start

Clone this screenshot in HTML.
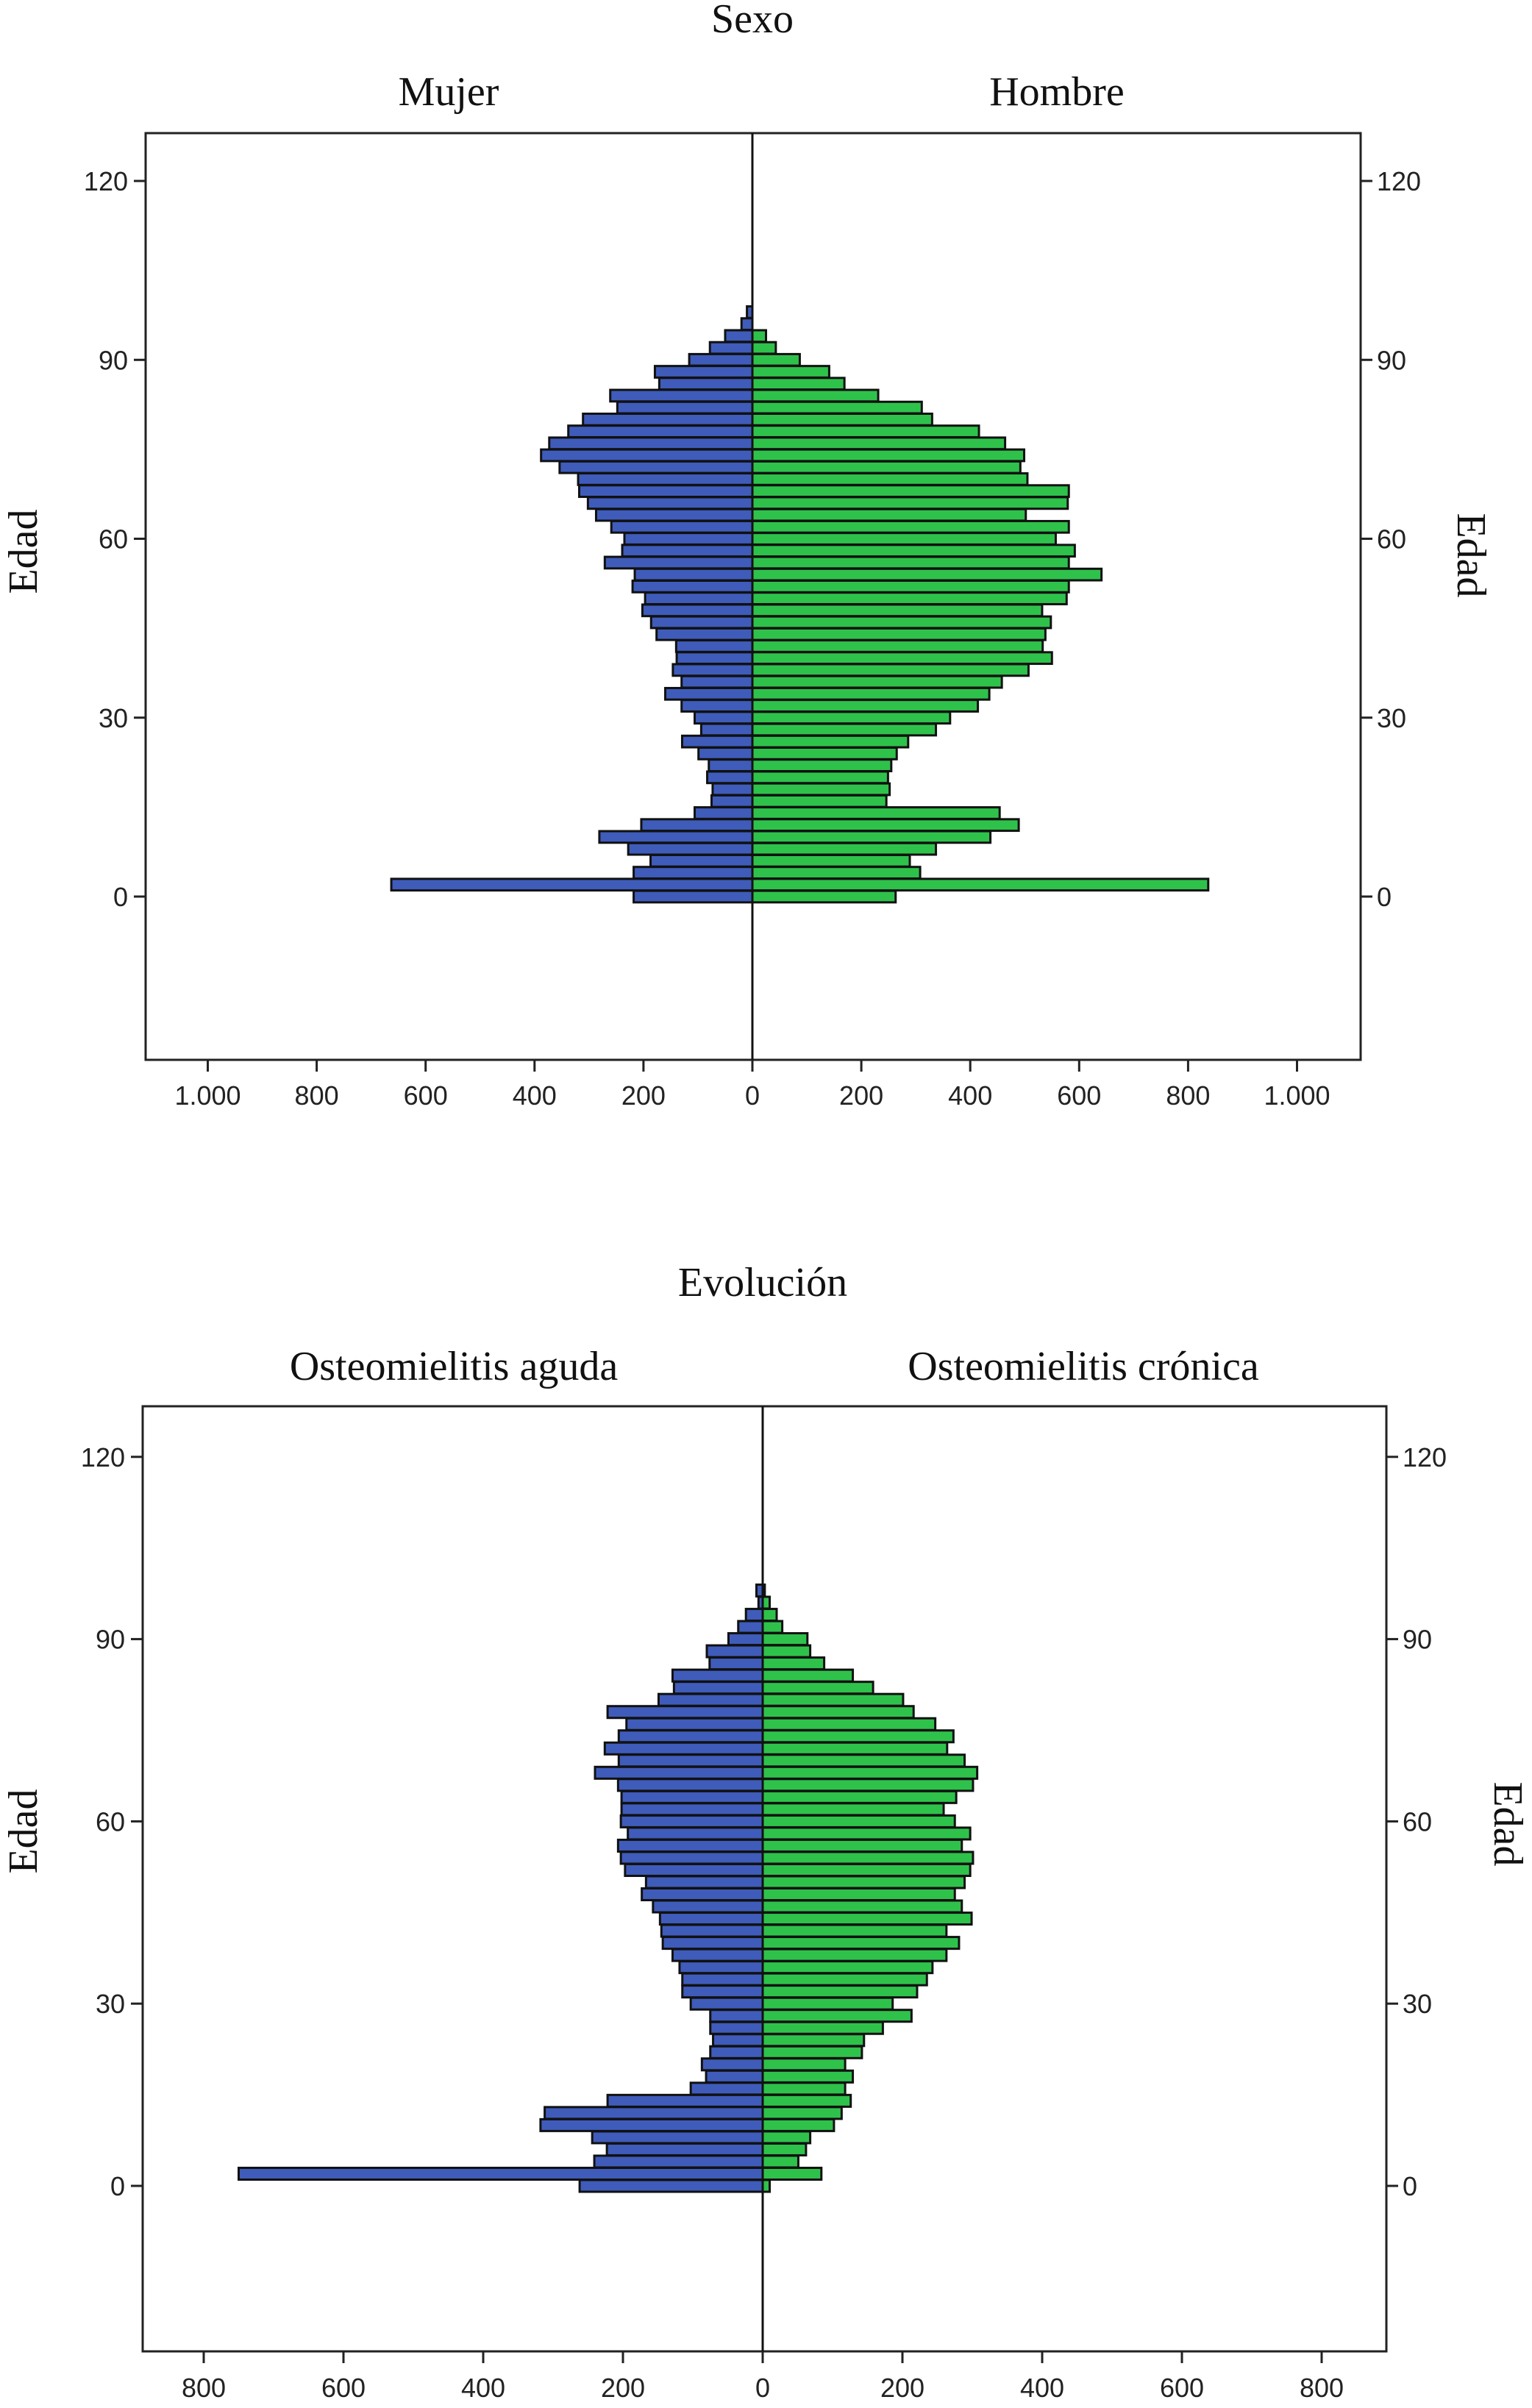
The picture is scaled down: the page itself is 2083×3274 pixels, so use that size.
<!DOCTYPE html>
<html><head><meta charset="utf-8">
<style>
html,body{margin:0;padding:0;background:#fff;}
svg{display:block;}
</style></head>
<body>
<svg id="chart" width="2083" height="3274" viewBox="0 0 2083 3274" xmlns="http://www.w3.org/2000/svg"></svg>
<script>
// ---- data (age bins centered at 0,2,...,98) ----
const ages = [0,2,4,6,8,10,12,14,16,18,20,22,24,26,28,30,32,34,36,38,40,42,44,46,48,50,52,54,56,58,60,62,64,66,68,70,72,74,76,78,80,82,84,86,88,90,92,94,96,98];
const mujer = [218,663,218,187,228,281,204,106,75,73,83,80,99,129,94,106,130,160,130,146,139,140,176,186,202,197,220,216,271,239,235,259,287,302,318,320,354,388,373,338,311,248,261,171,179,116,78,50,20,10];
const hombre = [263,837,308,289,337,437,489,454,246,252,249,255,265,286,337,363,414,435,458,507,550,533,538,548,532,577,581,641,581,592,557,581,502,579,581,505,492,499,464,416,330,311,231,169,141,87,43,25,0,0];
const aguda = [262,750,241,223,244,318,312,222,103,81,87,75,71,75,75,103,115,115,119,129,143,145,147,157,173,167,197,203,207,193,203,202,202,207,240,206,226,206,195,222,149,127,129,76,80,49,35,24,6,9];
const cronica = [10,84,51,62,68,102,113,126,118,129,118,142,145,172,213,186,221,235,243,263,281,263,299,285,275,289,297,301,285,297,275,259,277,301,307,289,264,273,247,216,201,158,129,88,68,64,28,20,10,3];
const yTicks = [0,30,60,90,120];
const xTicksTop = [-1000,-800,-600,-400,-200,0,200,400,600,800,1000];
const xTickLabelsTop = ["1.000","800","600","400","200","0","200","400","600","800","1.000"];
const xTicksBot = [-800,-600,-400,-200,0,200,400,600,800];
const xTickLabelsBot = ["800","600","400","200","0","200","400","600","800"];

const NS = "http://www.w3.org/2000/svg";
const svg = document.getElementById('chart');
function mk(tag, attrs, parent){
  const e = document.createElementNS(NS, tag);
  for (const k in attrs) e.setAttribute(k, attrs[k]);
  (parent||svg).appendChild(e);
  return e;
}
const TF = 56, LF = 36;

function drawPanel(cfg){
  const g = mk('g', {});
  
  
  const xS = v => cfg.cx + v*cfg.kx;
  const yS = a => cfg.y0 - a*cfg.ky;
  const t = mk('text', {x: cfg.cx, y: cfg.titleY, 'text-anchor':'middle', 'font-family':'Liberation Serif, serif', 'font-size':TF, fill:'#111'}, g);
  t.textContent = cfg.title;
  
  
  const l1 = mk('text', {x: cfg.leftLblX, y: cfg.subY, 'text-anchor':'middle', 'font-family':'Liberation Serif, serif', 'font-size':TF, fill:'#111'}, g);
  l1.textContent = cfg.leftLabel;
  
  
  const l2 = mk('text', {x: cfg.rightLblX, y: cfg.subY, 'text-anchor':'middle', 'font-family':'Liberation Serif, serif', 'font-size':TF, fill:'#111'}, g);
  l2.textContent = cfg.rightLabel;
  
  
  const fr = mk('rect', {x: cfg.fx0, y: cfg.fy0, width: cfg.fx1-cfg.fx0, height: cfg.fy1-cfg.fy0, fill:'none', stroke:'#222', 'stroke-width':3}, g);
  
  
  const bh = cfg.ky*2*0.97;
  for (let i=0;i<ages.length;i++){
    const y = yS(ages[i]) - bh/2;
    const vl = cfg.left[i], vr = cfg.right[i];
    if (vl>0){
      const r = mk('rect', {x: xS(-vl), y: y, width: xS(0)-xS(-vl), height: bh, fill:'#3f5cba', stroke:'#111', 'stroke-width':3}, g);
      
      
    }
    if (vr>0){
      const r = mk('rect', {x: xS(0), y: y, width: xS(vr)-xS(0), height: bh, fill:'#2fc24b', stroke:'#111', 'stroke-width':3}, g);
      
      
    }
  }
  const zl = mk('line', {x1: xS(0), x2: xS(0), y1: cfg.fy0, y2: cfg.fy1, stroke:'#111', 'stroke-width':3}, g);
  
  
  yTicks.forEach(a=>{
    const y = yS(a);
    const tl = mk('line', {x1: cfg.fx0-16, x2: cfg.fx0, y1:y, y2:y, stroke:'#222','stroke-width':3}, g);
    
    
    const tr = mk('line', {x1: cfg.fx1, x2: cfg.fx1+16, y1:y, y2:y, stroke:'#222','stroke-width':3}, g);
    
    
    const lt = mk('text', {x: cfg.fx0-24, y: y+13, 'text-anchor':'end', 'font-family':'Liberation Sans, sans-serif', 'font-size':LF, fill:'#222'}, g);
    lt.textContent = a;
    
    
    const rt = mk('text', {x: cfg.fx1+22, y: y+13, 'text-anchor':'start', 'font-family':'Liberation Sans, sans-serif', 'font-size':LF, fill:'#222'}, g);
    rt.textContent = a;
    
    
  });
  cfg.xt.forEach((v,i)=>{
    const x = xS(v);
    const tk = mk('line', {x1:x, x2:x, y1: cfg.fy1, y2: cfg.fy1+16, stroke:'#222','stroke-width':3}, g);
    
    
    const tx = mk('text', {x:x, y: cfg.xLblY, 'text-anchor':'middle', 'font-family':'Liberation Sans, sans-serif', 'font-size':LF, fill:'#222'}, g);
    tx.textContent = cfg.xl[i];
    
    
  });
  const yl = mk('text', {x:0, y:0, 'text-anchor':'middle', 'font-family':'Liberation Serif, serif', 'font-size':TF, fill:'#111', transform:`translate(${cfg.edadLX},${cfg.edadLY}) rotate(-90)`}, g);
  yl.textContent = 'Edad';
  
  
  const yr = mk('text', {x:0, y:0, 'text-anchor':'middle', 'font-family':'Liberation Serif, serif', 'font-size':TF, fill:'#111', transform:`translate(${cfg.edadRX},${cfg.edadRY}) rotate(90)`}, g);
  yr.textContent = 'Edad';
  
  
}

drawPanel({name:'sexo-pyramid', title:'Sexo', titleY:44, leftLabel:'Mujer', rightLabel:'Hombre', leftLblX:610, rightLblX:1437, subY:143,
  cx:1023, kx:0.7405, y0:1219, ky:8.108, fx0:198, fx1:1850, fy0:181, fy1:1441,
  xt:xTicksTop, xl:xTickLabelsTop, xLblY:1502, edadLX:50, edadLY:750, edadRX:1982, edadRY:755,
  left:mujer, right:hombre});

drawPanel({name:'evolucion-pyramid', title:'Evolución', titleY:1762, leftLabel:'Osteomielitis aguda', rightLabel:'Osteomielitis crónica', leftLblX:617, rightLblX:1473, subY:1876,
  cx:1037, kx:0.950, y0:2972, ky:8.26, fx0:194, fx1:1885, fy0:1912, fy1:3197,
  xt:xTicksBot, xl:xTickLabelsBot, xLblY:3259, edadLX:50, edadLY:2490, edadRX:2032, edadRY:2480,
  left:aguda, right:cronica});
</script>
</body></html>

end

_WHAT TO PRODUCE_
Leave out the pictures and retype every line above exactly.

_EXERCISE RESULT_
Clone this screenshot in HTML.
The picture is scaled down: the page itself is 2083×3274 pixels, so use that size.
<!DOCTYPE html>
<html><head><meta charset="utf-8">
<style>
html,body{margin:0;padding:0;background:#fff;}
svg{display:block;}
</style></head>
<body>
<svg id="chart" width="2083" height="3274" viewBox="0 0 2083 3274" xmlns="http://www.w3.org/2000/svg"></svg>
<script>
// ---- data (age bins centered at 0,2,...,98) ----
const ages = [0,2,4,6,8,10,12,14,16,18,20,22,24,26,28,30,32,34,36,38,40,42,44,46,48,50,52,54,56,58,60,62,64,66,68,70,72,74,76,78,80,82,84,86,88,90,92,94,96,98];
const mujer = [218,663,218,187,228,281,204,106,75,73,83,80,99,129,94,106,130,160,130,146,139,140,176,186,202,197,220,216,271,239,235,259,287,302,318,320,354,388,373,338,311,248,261,171,179,116,78,50,20,10];
const hombre = [263,837,308,289,337,437,489,454,246,252,249,255,265,286,337,363,414,435,458,507,550,533,538,548,532,577,581,641,581,592,557,581,502,579,581,505,492,499,464,416,330,311,231,169,141,87,43,25,0,0];
const aguda = [262,750,241,223,244,318,312,222,103,81,87,75,71,75,75,103,115,115,119,129,143,145,147,157,173,167,197,203,207,193,203,202,202,207,240,206,226,206,195,222,149,127,129,76,80,49,35,24,6,9];
const cronica = [10,84,51,62,68,102,113,126,118,129,118,142,145,172,213,186,221,235,243,263,281,263,299,285,275,289,297,301,285,297,275,259,277,301,307,289,264,273,247,216,201,158,129,88,68,64,28,20,10,3];
const yTicks = [0,30,60,90,120];
const xTicksTop = [-1000,-800,-600,-400,-200,0,200,400,600,800,1000];
const xTickLabelsTop = ["1.000","800","600","400","200","0","200","400","600","800","1.000"];
const xTicksBot = [-800,-600,-400,-200,0,200,400,600,800];
const xTickLabelsBot = ["800","600","400","200","0","200","400","600","800"];

const NS = "http://www.w3.org/2000/svg";
const svg = document.getElementById('chart');
function mk(tag, attrs, parent){
  const e = document.createElementNS(NS, tag);
  for (const k in attrs) e.setAttribute(k, attrs[k]);
  (parent||svg).appendChild(e);
  return e;
}
const TF = 56, LF = 36;

function drawPanel(cfg){
  const g = mk('g', {});
  
  
  const xS = v => cfg.cx + v*cfg.kx;
  const yS = a => cfg.y0 - a*cfg.ky;
  const t = mk('text', {x: cfg.cx, y: cfg.titleY, 'text-anchor':'middle', 'font-family':'Liberation Serif, serif', 'font-size':TF, fill:'#111'}, g);
  t.textContent = cfg.title;
  
  
  const l1 = mk('text', {x: cfg.leftLblX, y: cfg.subY, 'text-anchor':'middle', 'font-family':'Liberation Serif, serif', 'font-size':TF, fill:'#111'}, g);
  l1.textContent = cfg.leftLabel;
  
  
  const l2 = mk('text', {x: cfg.rightLblX, y: cfg.subY, 'text-anchor':'middle', 'font-family':'Liberation Serif, serif', 'font-size':TF, fill:'#111'}, g);
  l2.textContent = cfg.rightLabel;
  
  
  const fr = mk('rect', {x: cfg.fx0, y: cfg.fy0, width: cfg.fx1-cfg.fx0, height: cfg.fy1-cfg.fy0, fill:'none', stroke:'#222', 'stroke-width':3}, g);
  
  
  const bh = cfg.ky*2*0.97;
  for (let i=0;i<ages.length;i++){
    const y = yS(ages[i]) - bh/2;
    const vl = cfg.left[i], vr = cfg.right[i];
    if (vl>0){
      const r = mk('rect', {x: xS(-vl), y: y, width: xS(0)-xS(-vl), height: bh, fill:'#3f5cba', stroke:'#111', 'stroke-width':3}, g);
      
      
    }
    if (vr>0){
      const r = mk('rect', {x: xS(0), y: y, width: xS(vr)-xS(0), height: bh, fill:'#2fc24b', stroke:'#111', 'stroke-width':3}, g);
      
      
    }
  }
  const zl = mk('line', {x1: xS(0), x2: xS(0), y1: cfg.fy0, y2: cfg.fy1, stroke:'#111', 'stroke-width':3}, g);
  
  
  yTicks.forEach(a=>{
    const y = yS(a);
    const tl = mk('line', {x1: cfg.fx0-16, x2: cfg.fx0, y1:y, y2:y, stroke:'#222','stroke-width':3}, g);
    
    
    const tr = mk('line', {x1: cfg.fx1, x2: cfg.fx1+16, y1:y, y2:y, stroke:'#222','stroke-width':3}, g);
    
    
    const lt = mk('text', {x: cfg.fx0-24, y: y+13, 'text-anchor':'end', 'font-family':'Liberation Sans, sans-serif', 'font-size':LF, fill:'#222'}, g);
    lt.textContent = a;
    
    
    const rt = mk('text', {x: cfg.fx1+22, y: y+13, 'text-anchor':'start', 'font-family':'Liberation Sans, sans-serif', 'font-size':LF, fill:'#222'}, g);
    rt.textContent = a;
    
    
  });
  cfg.xt.forEach((v,i)=>{
    const x = xS(v);
    const tk = mk('line', {x1:x, x2:x, y1: cfg.fy1, y2: cfg.fy1+16, stroke:'#222','stroke-width':3}, g);
    
    
    const tx = mk('text', {x:x, y: cfg.xLblY, 'text-anchor':'middle', 'font-family':'Liberation Sans, sans-serif', 'font-size':LF, fill:'#222'}, g);
    tx.textContent = cfg.xl[i];
    
    
  });
  const yl = mk('text', {x:0, y:0, 'text-anchor':'middle', 'font-family':'Liberation Serif, serif', 'font-size':TF, fill:'#111', transform:`translate(${cfg.edadLX},${cfg.edadLY}) rotate(-90)`}, g);
  yl.textContent = 'Edad';
  
  
  const yr = mk('text', {x:0, y:0, 'text-anchor':'middle', 'font-family':'Liberation Serif, serif', 'font-size':TF, fill:'#111', transform:`translate(${cfg.edadRX},${cfg.edadRY}) rotate(90)`}, g);
  yr.textContent = 'Edad';
  
  
}

drawPanel({name:'sexo-pyramid', title:'Sexo', titleY:44, leftLabel:'Mujer', rightLabel:'Hombre', leftLblX:610, rightLblX:1437, subY:143,
  cx:1023, kx:0.7405, y0:1219, ky:8.108, fx0:198, fx1:1850, fy0:181, fy1:1441,
  xt:xTicksTop, xl:xTickLabelsTop, xLblY:1502, edadLX:50, edadLY:750, edadRX:1982, edadRY:755,
  left:mujer, right:hombre});

drawPanel({name:'evolucion-pyramid', title:'Evolución', titleY:1762, leftLabel:'Osteomielitis aguda', rightLabel:'Osteomielitis crónica', leftLblX:617, rightLblX:1473, subY:1876,
  cx:1037, kx:0.950, y0:2972, ky:8.26, fx0:194, fx1:1885, fy0:1912, fy1:3197,
  xt:xTicksBot, xl:xTickLabelsBot, xLblY:3259, edadLX:50, edadLY:2490, edadRX:2032, edadRY:2480,
  left:aguda, right:cronica});
</script>
</body></html>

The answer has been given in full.